● Work instructions
Beneath this line are entries. Copy the range from the line with "Generate a web" to the line with "const lineLens = [[30, 10], [58, 14]];", ends included, exactly; leave pictures out.

● Material

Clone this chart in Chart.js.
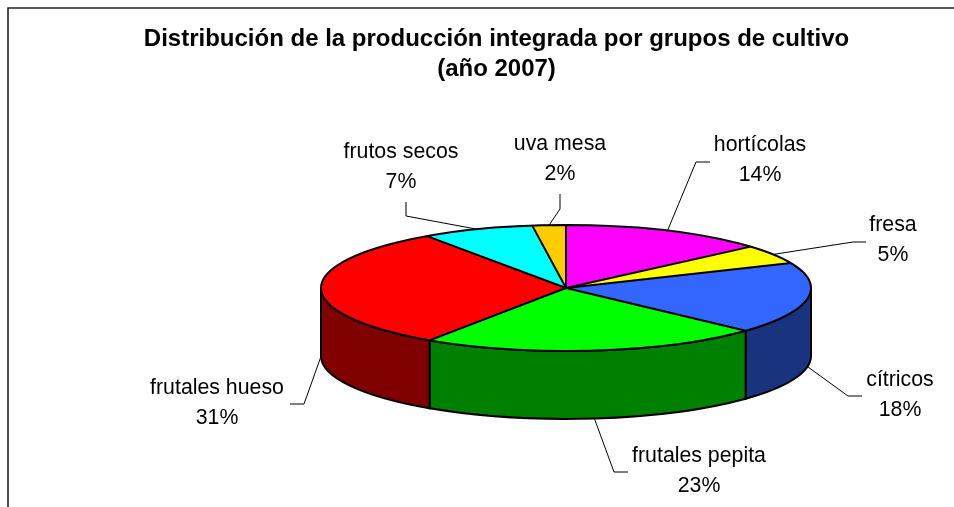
<!DOCTYPE html>
<html lang="es">
<head>
<meta charset="utf-8">
<title>Producción integrada 2007</title>
<script src="https://cdn.jsdelivr.net/npm/chart.js@4"></script>
<style>
  html, body { margin: 0; padding: 0; background: #fff; overflow: hidden; }
  canvas { display: block; }
</style>
</head>
<body>
<canvas id="pieChart" width="954" height="507"></canvas>
<script>
const titleLines = ['Distribución de la producción integrada por grupos de cultivo', '(año 2007)'];
const categories = ['hortícolas', 'fresa', 'cítricos', 'frutales pepita', 'frutales hueso', 'frutos secos', 'uva mesa'];
const shares = [13.6, 4.9, 18.4, 22.5, 31.0, 7.4, 2.2];
const topColors = ['#FF00FF', '#FFFF00', '#3366FF', '#00FF00', '#FF0000', '#00FFFF', '#FFCC00'];
const sideColors = ['#800080', '#808000', '#1A337F', '#008000', '#800000', '#008080', '#806600'];

// where the flattened pie sits on the page
const disc = { x: 566, y: 288, rx: 245, ry: 63, depth: 68 };

// label centre + the bent part of each leader line, same order as categories
const labelSpots = [
  { x: 760, y: 145, line: [[696, 162], [710, 162]] },
  { x: 893, y: 225, line: [[853, 242], [866, 242]] },
  { x: 900, y: 380, line: [[848, 396], [862, 396]] },
  { x: 699, y: 456, line: [[614, 472], [628, 472]] },
  { x: 217, y: 388, line: [[304, 404], [290, 404]] },
  { x: 401, y: 152, line: [[406, 216], [406, 202]] },
  { x: 560, y: 144, line: [[560, 209], [560, 194]] }
];

const pie3d = {
  id: 'pie3d',
  beforeDraw(chart) {
    const ctx = chart.ctx;
    ctx.save();
    ctx.strokeStyle = '#222';
    ctx.lineWidth = 1.6;
    ctx.beginPath();
    ctx.moveTo(8, 507);
    ctx.lineTo(8, 8);
    ctx.lineTo(954, 8);
    ctx.stroke();
    ctx.restore();
  },
  beforeDatasetsDraw(chart) {
    const ctx = chart.ctx;
    const arcs = chart.getDatasetMeta(0).data;

    // walls of the front half
    ctx.save();
    ctx.strokeStyle = '#000';
    ctx.lineWidth = 2;
    arcs.forEach((arc, i) => {
      const from = Math.max(arc.startAngle, 0);
      const to = Math.min(arc.endAngle, Math.PI);
      if (to <= from) return;
      ctx.beginPath();
      ctx.ellipse(disc.x, disc.y, disc.rx, disc.ry, 0, from, to);
      ctx.ellipse(disc.x, disc.y + disc.depth, disc.rx, disc.ry, 0, to, from, true);
      ctx.closePath();
      ctx.fillStyle = sideColors[i];
      ctx.fill();
      ctx.stroke();
    });
    ctx.restore();

    // the library draws the arcs as a circle, squash it into the disc
    const first = arcs[0];
    ctx.save();
    ctx.translate(disc.x, disc.y);
    ctx.scale(disc.rx / first.outerRadius, disc.ry / first.outerRadius);
    ctx.translate(-first.x, -first.y);
  },
  afterDatasetsDraw(chart) {
    const ctx = chart.ctx;
    ctx.restore();
    const arcs = chart.getDatasetMeta(0).data;

    ctx.save();
    ctx.strokeStyle = '#000';
    ctx.lineWidth = 2;
    ctx.lineJoin = 'round';
    ctx.beginPath();
    ctx.ellipse(disc.x, disc.y, disc.rx, disc.ry, 0, 0, Math.PI * 2);
    arcs.forEach(arc => {
      ctx.moveTo(disc.x, disc.y);
      ctx.lineTo(disc.x + disc.rx * Math.cos(arc.startAngle), disc.y + disc.ry * Math.sin(arc.startAngle));
    });
    ctx.stroke();
    ctx.restore();

    // leader lines and labels
    ctx.save();
    ctx.strokeStyle = '#000';
    ctx.lineWidth = 1;
    ctx.fillStyle = '#000';
    ctx.font = '21.3px "Liberation Sans"';
    ctx.textAlign = 'center';
    ctx.textBaseline = 'middle';
    arcs.forEach((arc, i) => {
      const mid = (arc.startAngle + arc.endAngle) / 2;
      const sin = Math.sin(mid);
      const spot = labelSpots[i];
      const below = spot.line[0][1] > disc.y;
      ctx.beginPath();
      ctx.moveTo(disc.x + disc.rx * Math.cos(mid), disc.y + (below ? disc.ry * Math.abs(sin) + disc.depth : disc.ry * sin));
      spot.line.forEach(p => ctx.lineTo(p[0], p[1]));
      ctx.stroke();
      ctx.fillText(categories[i], spot.x, spot.y);
      ctx.fillText(Math.round(shares[i]) + '%', spot.x, spot.y + 30);
    });
    ctx.restore();
  }
};

new Chart(document.getElementById('pieChart'), {
  type: 'pie',
  data: {
    labels: categories,
    datasets: [{
      data: shares,
      backgroundColor: topColors,
      borderWidth: 0,
      clip: false
    }]
  },
  options: {
    responsive: false,
    animation: false,
    layout: { padding: { top: 24, left: 39 } },
    plugins: {
      legend: { display: false },
      tooltip: { enabled: false },
      title: {
        display: true,
        text: titleLines,
        color: '#000',
        font: { family: '"Liberation Sans"', size: 24, weight: 'bold', lineHeight: 1.25 },
        padding: { top: 0, bottom: 10 }
      }
    }
  },
  plugins: [pie3d]
});
</script>
</body>
</html>
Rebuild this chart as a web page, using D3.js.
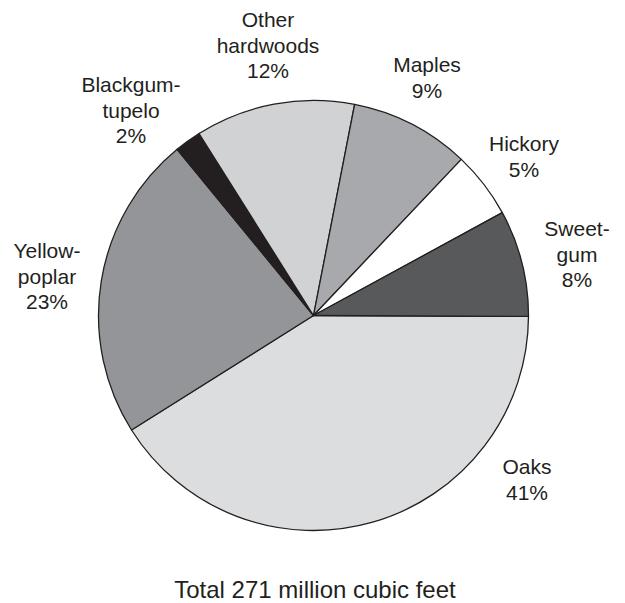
<!DOCTYPE html>
<html>
<head>
<meta charset="utf-8">
<script src="https://cdn.jsdelivr.net/npm/d3@7"></script>
<style>
  html, body { margin: 0; padding: 0; background: #fff; }
  svg { display: block; }
  text { font-family: "Liberation Sans", Arial, Helvetica, sans-serif; fill: #231f20; }
</style>
</head>
<body>
<svg id="chart" width="625" height="603"></svg>
<script>
// Hardwood volume by species group, percent of total
const species = ["Oaks", "Yellow-poplar", "Blackgum-tupelo", "Other hardwoods", "Maples", "Hickory", "Sweetgum"];
const percents = [41, 23, 2, 12, 9, 5, 8];
const fills = ["#dcdddf", "#939598", "#231f20", "#d1d2d4", "#a7a9ac", "#ffffff", "#58595b"];
// Label lines for each slice (name split as printed, then the percent)
const labelLines = [
  ["Oaks"],
  ["Yellow-", "poplar"],
  ["Blackgum-", "tupelo"],
  ["Other", "hardwoods"],
  ["Maples"],
  ["Hickory"],
  ["Sweet-", "gum"]
];
// Label anchor (center x, first baseline y)
const labelPos = [
  [527, 474],
  [47, 258],
  [131, 92],
  [268, 27],
  [427, 72],
  [524, 151],
  [577, 236]
];
const totalLabel = "Total 271 million cubic feet";

const width = 625, height = 603;
const cx = 313.5, cy = 315.5, radius = 215;
const lineH = 25.5;

const svg = d3.select("#chart");

const rows = species.map((s, i) => ({ name: s, value: percents[i], fill: fills[i], lines: labelLines[i], pos: labelPos[i] }));

const pie = d3.pie()
  .value(d => d.value)
  .sort(null)
  .startAngle(Math.PI / 2 + 0.004)
  .endAngle(Math.PI / 2 + 0.004 + 2 * Math.PI);

const arc = d3.arc().innerRadius(0).outerRadius(radius);

const g = svg.append("g").attr("transform", `translate(${cx},${cy})`);

g.selectAll("path")
  .data(pie(rows))
  .join("path")
  .attr("d", arc)
  .attr("fill", d => d.data.fill)
  .attr("stroke", "#231f20")
  .attr("stroke-width", 1.3)
  .attr("stroke-linejoin", "round");

const labels = svg.append("g")
  .selectAll("text")
  .data(rows)
  .join("text")
  .attr("text-anchor", "middle")
  .attr("font-size", 21)
  .attr("x", d => d.pos[0])
  .attr("y", d => d.pos[1]);

labels.each(function (d) {
  const t = d3.select(this);
  const all = d.lines.concat([d.value + "%"]);
  all.forEach((line, j) => {
    t.append("tspan")
      .attr("x", d.pos[0])
      .attr("y", d.pos[1] + j * lineH)
      .text(line);
  });
});

svg.append("text")
  .attr("x", 315)
  .attr("y", 598)
  .attr("text-anchor", "middle")
  .attr("font-size", 24)
  .text(totalLabel);
</script>
</body>
</html>
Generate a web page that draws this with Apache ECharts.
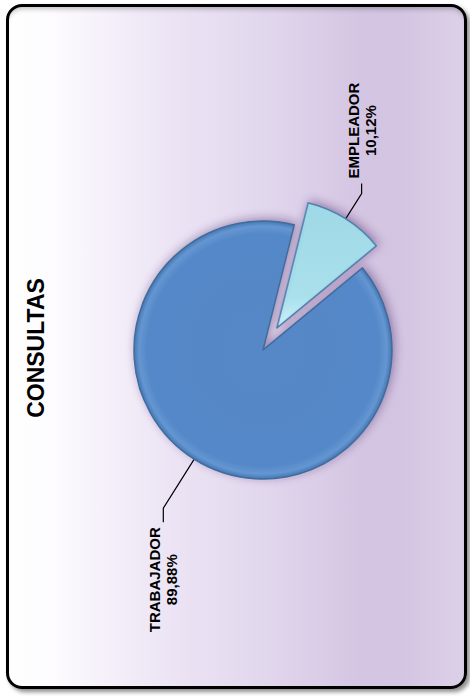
<!DOCTYPE html>
<html>
<head>
<meta charset="utf-8">
<script src="https://cdn.jsdelivr.net/npm/echarts@6/dist/echarts.min.js"></script>
<style>
html,body{margin:0;padding:0;width:470px;height:696px;overflow:hidden;background:#ffffff;}
#frame{position:absolute;left:6px;top:4px;width:455px;height:679px;border:3px solid #000;border-radius:16px;
background:linear-gradient(to right,#ffffff 0%,#fdfbfe 10%,#efe8f6 30%,#e2d8ee 55%,#d4c5e2 78%,#d3c4e1 85%,#dcd0e8 100%);
box-shadow:3px 3px 4px rgba(0,0,0,0.45), inset 0 5px 5px -3px rgba(0,0,0,0.25);}
#chart{position:absolute;left:0;top:0;width:696px;height:470px;transform-origin:0 0;transform:translateY(696px) rotate(-90deg);}
</style>
</head>
<body>
<div id="frame"></div>
<div id="chart"></div>
<script>
const chartTitle = 'CONSULTAS';
const categories = ['EMPLEADOR', 'TRABAJADOR'];
const values = [10.12, 89.88];

const styles = [
  {
    color: new echarts.graphic.LinearGradient(0, 0, 1, 0, [
      {offset: 0, color: '#cdf3fa'},
      {offset: 0.25, color: '#a9e0ec'},
      {offset: 1, color: '#9fd8e6'}
    ]),
    borderColor: '#4f7fae', borderWidth: 1.5,
    shadowBlur: 10, shadowColor: 'rgba(70,40,100,0.45)', shadowOffsetX: 2, shadowOffsetY: 2
  },
  {
    color: new echarts.graphic.RadialGradient(0.5, 0.5, 0.5, [
      {offset: 0, color: '#5687c6'},
      {offset: 0.9, color: '#5588c8'},
      {offset: 0.96, color: '#6496d2'},
      {offset: 1, color: '#4677b2'}
    ]),
    borderColor: '#3f6c9e', borderWidth: 1.5,
    shadowBlur: 10, shadowColor: 'rgba(70,40,100,0.45)', shadowOffsetX: 2, shadowOffsetY: 2
  }
];
const lineLens = [[30, 10], [58, 14]];

const data = categories.map((name, i) => ({
  name: name,
  value: values[i],
  selected: i === 0,
  itemStyle: styles[i],
  labelLine: {length: lineLens[i][0], length2: lineLens[i][1], lineStyle: {color: '#000', width: 1.2}}
}));

const chart = echarts.init(document.getElementById('chart'), null, {renderer: 'svg', width: 696, height: 470});
chart.setOption({
  animation: false,
  backgroundColor: 'transparent',
  title: {
    text: chartTitle,
    left: 'center',
    top: 19,
    textStyle: {fontFamily: 'Liberation Sans, Arial, sans-serif', fontSize: 23, fontWeight: 'bold', color: '#000'}
  },
  series: [{
    type: 'pie',
    center: [346, 263],
    radius: 129,
    startAngle: 346,
    clockwise: true,
    selectedMode: 'single',
    selectedOffset: 26,
    avoidLabelOverlap: false,
    data: data,
    select: {itemStyle: {}},
    emphasis: {disabled: true},
    label: {
      show: true,
      position: 'outside',
      distanceToLabelLine: 5,
      formatter: p => '{n|' + p.name + '}\n{n|' + p.value.toFixed(2).replace('.', ',') + '%}',
      rich: {
        n: {fontFamily: 'Liberation Sans, Arial, sans-serif', fontSize: 15, fontWeight: 'bold', color: '#000', lineHeight: 17, align: 'center'}
      }
    },
    labelLine: {show: true, smooth: false}
  }]
});
</script>
</body>
</html>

● Answer below
Generate a web page that draws this with Apache ECharts.
<!DOCTYPE html>
<html>
<head>
<meta charset="utf-8">
<script src="https://cdn.jsdelivr.net/npm/echarts@6/dist/echarts.min.js"></script>
<style>
html,body{margin:0;padding:0;width:470px;height:696px;overflow:hidden;background:#ffffff;}
#frame{position:absolute;left:6px;top:4px;width:455px;height:679px;border:3px solid #000;border-radius:16px;
background:linear-gradient(to right,#ffffff 0%,#fdfbfe 10%,#efe8f6 30%,#e2d8ee 55%,#d4c5e2 78%,#d3c4e1 85%,#dcd0e8 100%);
box-shadow:3px 3px 4px rgba(0,0,0,0.45), inset 0 5px 5px -3px rgba(0,0,0,0.25);}
#chart{position:absolute;left:0;top:0;width:696px;height:470px;transform-origin:0 0;transform:translateY(696px) rotate(-90deg);}
</style>
</head>
<body>
<div id="frame"></div>
<div id="chart"></div>
<script>
const chartTitle = 'CONSULTAS';
const categories = ['EMPLEADOR', 'TRABAJADOR'];
const values = [10.12, 89.88];

const styles = [
  {
    color: new echarts.graphic.LinearGradient(0, 0, 1, 0, [
      {offset: 0, color: '#cdf3fa'},
      {offset: 0.25, color: '#a9e0ec'},
      {offset: 1, color: '#9fd8e6'}
    ]),
    borderColor: '#4f7fae', borderWidth: 1.5,
    shadowBlur: 10, shadowColor: 'rgba(70,40,100,0.45)', shadowOffsetX: 2, shadowOffsetY: 2
  },
  {
    color: new echarts.graphic.RadialGradient(0.5, 0.5, 0.5, [
      {offset: 0, color: '#5687c6'},
      {offset: 0.9, color: '#5588c8'},
      {offset: 0.96, color: '#6496d2'},
      {offset: 1, color: '#4677b2'}
    ]),
    borderColor: '#3f6c9e', borderWidth: 1.5,
    shadowBlur: 10, shadowColor: 'rgba(70,40,100,0.45)', shadowOffsetX: 2, shadowOffsetY: 2
  }
];
const lineLens = [[30, 10], [58, 14]];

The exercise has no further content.